Select out all the rows in the Howell1 data with ages below 18 years of age. If you do it right you should end up with a new data frame with 192 rows in it.

data("Howell1")
d <- Howell1 %>%
  subset(age < 18)

(a)

Fit a linear regression to these data, using map. Present and interpret the estimates.

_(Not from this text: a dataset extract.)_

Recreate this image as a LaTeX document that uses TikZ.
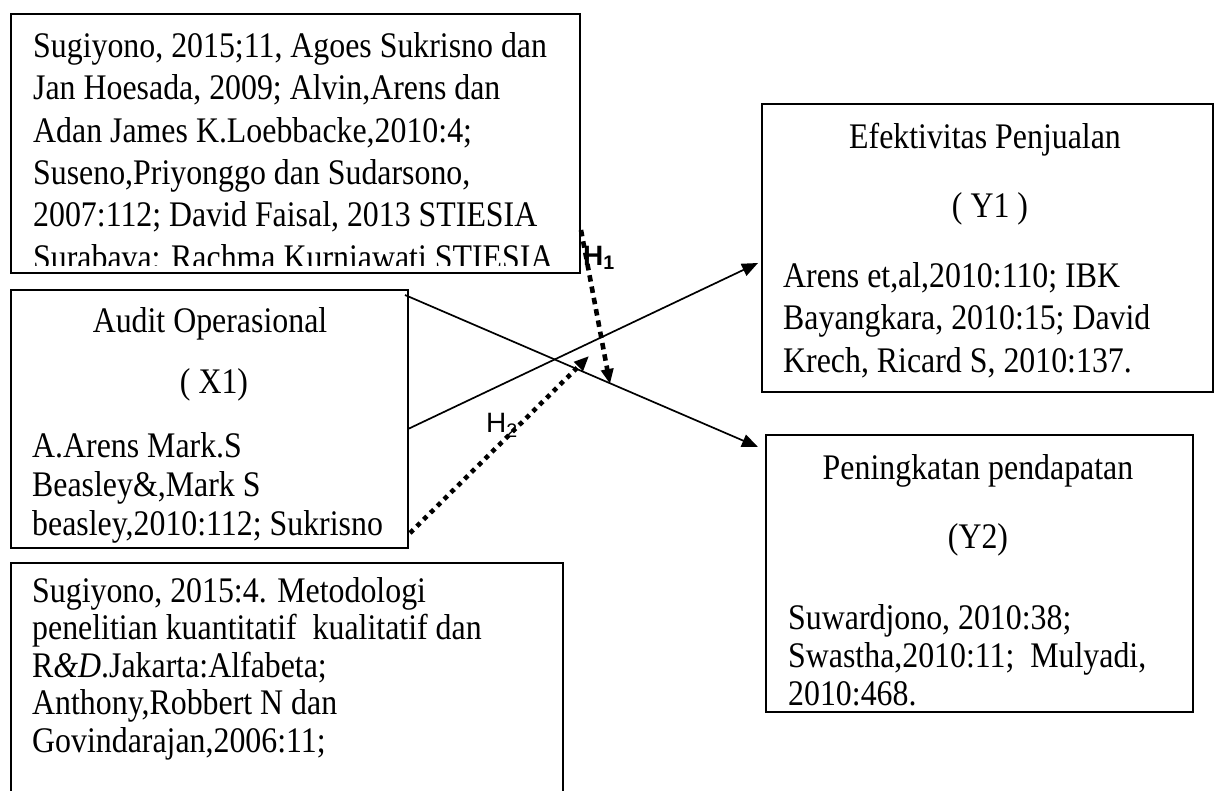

For every 10 units of increase in weight, how much taller does the model predict a child gets.

Children under the age of 18 encompass a pretty wide range of heights so I’m going to pick an $α$ that incorporates the range from 60cm to 180cm. $β$ and $σ$ were chosen weakly just to give ourselves enough room to work.

m <- quap(
  alist(
    height ~ dnorm(mu, sigma),
    mu <- alpha + beta * weight,
    alpha ~ dnorm(120, 30),
    beta ~ dnorm(0, 10),
    sigma ~ dunif(0, 50)
  ), data = d
)

precis(m)

##            mean         sd      5.5%     94.5%
## alpha 58.366630 1.39577162 56.135918 60.597343
## beta   2.714082 0.06823543  2.605028  2.823135
## sigma  8.437320 0.43058708  7.749159  9.125481

We interpret this as the average height when weight is 0 is 58.37cm. For every 10 units of increase in weight, we’d expect a person to be 27.1cm taller.

(b)

Plot the raw data, with height on the vertical axis and weight on the horizontal axis. Superimpose the MAP regression line and 89% HPDI for the mean. Also superimpose the 89% HPDI for the predicted heights.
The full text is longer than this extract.